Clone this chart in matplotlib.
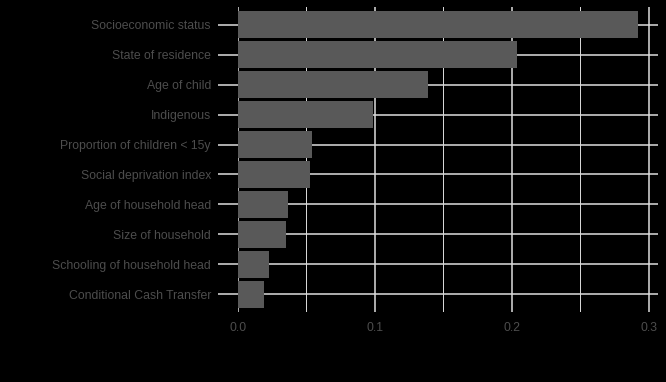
import matplotlib
matplotlib.use("Agg")
import matplotlib.pyplot as plt
from matplotlib.ticker import MultipleLocator

variables = [
    "Socioeconomic status",
    "State of residence",
    "Age of child",
    "Indigenous",
    "Proportion of children < 15y",
    "Social deprivation index",
    "Age of household head",
    "Size of household",
    "Schooling of household head",
    "Conditional Cash Transfer",
]
importance = [0.292, 0.204, 0.139, 0.0985, 0.054, 0.0523, 0.0367, 0.0348, 0.0226, 0.0187]

plt.rcParams["font.family"] = ["Liberation Sans", "DejaVu Sans"]

fig = plt.figure(figsize=(6.66, 3.82), dpi=100, facecolor="black")
ax = fig.add_axes([238 / 666, 1 - 312 / 382, (658 - 238) / 666, (312 - 7) / 382])
ax.set_facecolor("black")

pos = list(range(len(variables)))[::-1]
ax.barh(pos, importance, height=0.9, color="#595959", zorder=3)

ax.set_xlim(0, max(importance) * 1.05)
ax.set_ylim(-0.6, len(variables) - 0.4)
ax.set_yticks(pos)
ax.set_yticklabels(variables)
ax.xaxis.set_major_locator(MultipleLocator(0.1))
ax.xaxis.set_minor_locator(MultipleLocator(0.05))
ax.set_xticks([0.0, 0.1, 0.2, 0.3])
ax.set_xticklabels(["0.0", "0.1", "0.2", "0.3"])

ax.grid(True, which="major", color="#DDDDDD", linewidth=1.1, zorder=1)
ax.grid(True, which="minor", axis="x", color="#DDDDDD", linewidth=0.7, zorder=1)

for s in ax.spines.values():
    s.set_visible(False)

ax.tick_params(axis="y", length=14.5, width=1.1, color="#DDDDDD", pad=5,
               labelcolor="#4D4D4D", labelsize=8.8)
ax.tick_params(axis="x", which="both", length=0, pad=7,
               labelcolor="#4D4D4D", labelsize=8.8)

fig.savefig("out.png", dpi=100, facecolor="black")
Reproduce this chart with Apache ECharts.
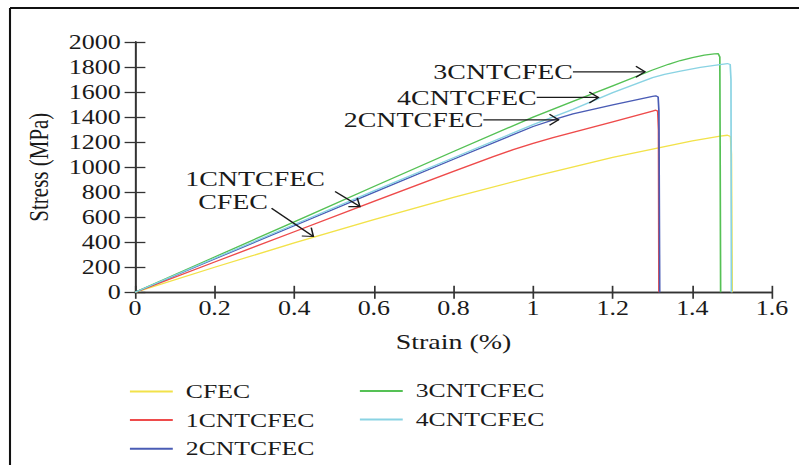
<!DOCTYPE html>
<html><head><meta charset="utf-8">
<script src="https://cdn.jsdelivr.net/npm/echarts@6/dist/echarts.min.js"></script>
<style>
html,body{margin:0;padding:0;background:#fff;overflow:hidden;width:799px;height:465px;}
#main{width:615px;height:465px;transform:scaleX(1.2992);transform-origin:0 0;}
</style></head><body><div id="main"></div>
<script>
// ---- data (strain %, stress MPa) ----
const xTicks = [0, 0.2, 0.4, 0.6, 0.8, 1.0, 1.2, 1.4, 1.6];
const yTicks = [0, 200, 400, 600, 800, 1000, 1200, 1400, 1600, 1800, 2000];
const seriesNames = ['CFEC', '1CNTCFEC', '2CNTCFEC', '3CNTCFEC', '4CNTCFEC'];
const cfec = [[0,0],[0.2,200],[0.4,395],[0.6,580],[0.8,758],[1.0,925],[1.2,1078],[1.4,1210],[1.47,1248],[1.488,1255],[1.496,1245],[1.498,1100],[1.5,0]];
const cnt1 = [[0,0],[0.2,242],[0.4,484],[0.6,726],[0.8,966],[0.9,1084],[0.95,1140],[1.0,1190],[1.05,1236],[1.1,1278],[1.2,1362],[1.3,1448],[1.308,1455],[1.313,1448],[1.315,1300],[1.316,0]];
const cnt2 = [[0,0],[0.2,266],[0.4,532],[0.6,798],[0.8,1063],[1.0,1325],[1.06,1388],[1.1,1425],[1.2,1497],[1.3,1565],[1.308,1570],[1.314,1560],[1.316,1450],[1.318,0]];
const cnt3 = [[0,0],[0.2,282],[0.4,563],[0.6,845],[0.8,1125],[1.0,1400],[1.1,1525],[1.2,1650],[1.3,1776],[1.34,1822],[1.37,1852],[1.4,1876],[1.43,1895],[1.455,1905],[1.465,1906],[1.469,1880],[1.471,0]];
const cnt4 = [[0,0],[0.2,272],[0.4,542],[0.6,810],[0.8,1075],[1.0,1340],[1.1,1462],[1.2,1595],[1.3,1716],[1.33,1742],[1.37,1768],[1.42,1798],[1.46,1816],[1.488,1828],[1.495,1820],[1.497,1700],[1.498,0]];
// annotations: label, text anchor (right-middle), arrow tail, arrow tip
const annoNames = ['3CNTCFEC', '4CNTCFEC', '2CNTCFEC', '1CNTCFEC', 'CFEC'];
const annoText = [[1.100,1762],[1.009,1557],[0.875,1378],[0.477,904],[0.334,725]];
const annoTail = [[1.100,1762],[1.009,1557],[0.875,1378],[0.5025,805],[0.343,672]];
const annoTip  = [[1.281,1762],[1.164,1557],[1.064,1378],[0.565,685],[0.448,446]];

const colors = ['#F2E24A', '#EE4B4B', '#4A5CB5', '#55C155', '#8AD3E3'];
const FONT = '"Liberation Serif", "Times New Roman", serif';
const chart = echarts.init(document.getElementById('main'), null, {renderer: 'svg'});

const lineData = [cfec, cnt1, cnt2, cnt3, cnt4];
const series = lineData.map((d, i) => ({
  name: seriesNames[i], type: 'line', data: d, showSymbol: false, symbol: 'none',
  lineStyle: {color: colors[i], width: 1.3, join: 'round'}, itemStyle: {color: colors[i]},
  xAxisIndex: 0, yAxisIndex: 0, z: 2 + i, animation: false
}));

const annoData = annoNames.map((n, i) => [annoTail[i][0], annoTail[i][1], annoTip[i][0], annoTip[i][1], annoText[i][0], annoText[i][1]]);
series.push({
  type: 'custom', name: 'annotations', xAxisIndex: 0, yAxisIndex: 0, z: 20, silent: true, clip: false,
  data: annoData,
  encode: {x: [0, 2], y: [1, 3]},
  renderItem: function (params, api) {
    const tail = api.coord([api.value(0), api.value(1)]);
    const tip = api.coord([api.value(2), api.value(3)]);
    const txt = api.coord([api.value(4), api.value(5)]);
    const dx = tip[0] - tail[0], dy = tip[1] - tail[1];
    const len = Math.hypot(dx, dy), ux = dx / len, uy = dy / len;
    const hl = 7, hw = 5.5;
    const bx = tip[0] - ux * hl, by = tip[1] - uy * hl;
    const p1 = [bx - uy * hw, by + ux * hw], p2 = [bx + uy * hw, by - ux * hw];
    return {type: 'group', children: [
      {type: 'line', shape: {x1: tail[0], y1: tail[1], x2: tip[0], y2: tip[1]}, style: {stroke: '#1a1a1a', lineWidth: 1.2}},
      {type: 'polyline', shape: {points: [p1, tip, p2]}, style: {stroke: '#1a1a1a', lineWidth: 1.2, fill: null}},
      {type: 'text', x: txt[0], y: txt[1], style: {text: annoNames[params.dataIndex], align: 'right', verticalAlign: 'middle', fontSize: 21.5, fontFamily: FONT, fill: '#1a1a1a'}}
    ]};
  }
});

const axisLine = {show: true, lineStyle: {color: '#333', width: 1.3}};
const xBase = {type: 'value', min: xTicks[0], max: xTicks[xTicks.length - 1], interval: xTicks[1] - xTicks[0], splitLine: {show: false}, axisLine: axisLine};
const yBase = {type: 'value', min: yTicks[0], max: yTicks[yTicks.length - 1], interval: yTicks[1] - yTicks[0], splitLine: {show: false}, axisLine: axisLine};

const legendText = {fontSize: 19.8, lineHeight: 19, fontFamily: FONT, color: '#1a1a1a', padding: [0, 0, 0, 5]};
chart.setOption({
  animation: false,
  backgroundColor: '#fff',
  grid: {left: 103.9, right: 20.8, top: 42, bottom: 172.7, containLabel: false},
  xAxis: [
    Object.assign({}, xBase, {position: 'bottom', name: 'Strain (%)', nameLocation: 'middle', nameGap: 38,
      nameTextStyle: {fontSize: 21.5, fontFamily: FONT, color: '#1a1a1a'},
      axisTick: {inside: true, length: 6.5, lineStyle: {color: '#333', width: 1.3}},
      axisLabel: {fontSize: 20, fontFamily: FONT, color: '#1a1a1a', margin: 6,
        formatter: v => String(Math.round(v * 10) / 10)}}),
    Object.assign({}, xBase, {position: 'top', axisTick: {inside: true, length: 6.5, lineStyle: {color: '#333', width: 1.3}}, axisLabel: {show: false}})
  ],
  yAxis: [
    Object.assign({}, yBase, {position: 'left', name: 'Stress (MPa)', nameLocation: 'middle', nameGap: 64, nameRotate: 90,
      nameTextStyle: {fontSize: 21, fontFamily: FONT, color: '#1a1a1a'},
      axisTick: {inside: true, length: 8, lineStyle: {color: '#333', width: 1.3}},
      axisLabel: {fontSize: 20, fontFamily: FONT, color: '#1a1a1a', margin: 11, formatter: v => String(v)}}),
    Object.assign({}, yBase, {position: 'right', axisTick: {inside: true, length: 8, lineStyle: {color: '#333', width: 1.3}}, axisLabel: {show: false}})
  ],
  legend: [
    {data: seriesNames.slice(0, 3), orient: 'vertical', left: 100, top: 381.5, height: 84, padding: 0, itemWidth: 33, itemHeight: 2, icon: 'rect', itemGap: 8.6,
      textStyle: legendText},
    {data: seriesNames.slice(3), orient: 'vertical', left: 277, top: 381, height: 84, padding: 0, itemWidth: 33, itemHeight: 2, icon: 'rect', itemGap: 8.6,
      textStyle: legendText}
  ],
  graphic: [
    {type: 'line', shape: {x1: 7.7, y1: 8, x2: 615, y2: 8}, style: {stroke: '#111', lineWidth: 2}, silent: true},
    {type: 'line', shape: {x1: 7.7, y1: 8, x2: 7.7, y2: 465}, style: {stroke: '#111', lineWidth: 1.6}, silent: true}
  ],
  series: series
});
</script></body></html>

Directions:
Your task is to pick out every line with the string "matplotlib" and copy it.

Result below:
Clone this chart in matplotlib.
import matplotlib
matplotlib.use("Agg")
import matplotlib.pyplot as plt
from matplotlib.ticker import MultipleLocator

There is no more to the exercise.